One of the stops was Es Pontàs, a natural limestone arch rising from the bright sapphire and aquamarine waters of the Mediterranean, where some teens had gathered to climb on the rocks and take a rope swing into the ocean. While some other parts of Spain are known to be quite hot in August, the weather during our trip was relatively mild, with highs in the low to mid-80s and a good rush of ocean breeze cooling the coast.
With Nigel’s comments in mind, I noticed few places on the island truly seemed crowded. It felt like a pretty typical “summer busy season,” but one of the benefits of Mallorca is that it’s renowned as a vacation spot, rather than a checklist item. While tourists in Barcelona crowd La Rambla and the Sagrada Familia, there aren’t any particularly “big ticket” hot spots on Mallorca, so the crowds are pretty dispersed.
A particular delight was the scenic train from Palma to Sóller. The 100-year-old wooden train cars have an old-fashioned form of air conditioning: the windows open. We chugged past fields of sheep and goats, through tunnels spanning pine-dotted mountains, before arriving in sleepy Sóller, where plazas half-fill with visitors and locals, and the longest line was perhaps five people deep for fresh-squeezed Mallorcan orange juice topped with vanilla gelato and whipped cream.
Several shopkeepers in town, selling both souvenir items and items of interest to locals, like groceries, fruit, and toys, echoed the sentiments of other residents I’d spoken with—it’s definitely quieter this year—business is slower. There weren’t many other visitors shopping for cork shoes or the distinctive Menorquina slingback-style peep-toe sandal.

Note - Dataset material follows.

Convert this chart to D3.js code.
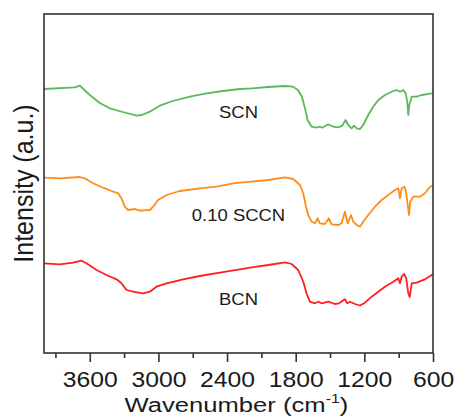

If anything, it was easy to avoid crowds where I didn’t want to find them, whether it was in a rooftop seafood restaurant in the old port or cooking breakfast in my villa at the Marriott (the kitchens are fully stocked with everything I might need). The property is dotted with community pools so the villas are never a far walk from a cooling dip; for those who want a more social pool scene, the vibe at the main resort pool is pretty active, but you can always duck into the saunas and relaxation rooms in the spa for some respite from the action.
Wandering around Mallorca’s old town, I poked into some Arab baths dating from the 10th century and bought cookies from a nunnery on a tin carousel that allows the nuns to sell their wares without face-to-face contact with the outside world (it’s also a local tradition for newlyweds to donate eggs to the convent for their baked goods). I also saw some graffiti more than once that read “tourist go home” (although it wasn’t clear how long it had been there).
So, is Mallorca struggling with the effects of overtourism? Not one of the island residents I chatted with seemed to think so, and they all noted that visitor numbers had in fact slightly fallen off. The island’s tourism officials agree; some of them even going so far as to blame tourism protests for the drop.
From the jacuzzi at the Marriott, with a glass of locally-produced cava in my hand, it made me feel better that I’d contributed without displacing—and I’d had a lovely, sun-baked visit in the meantime.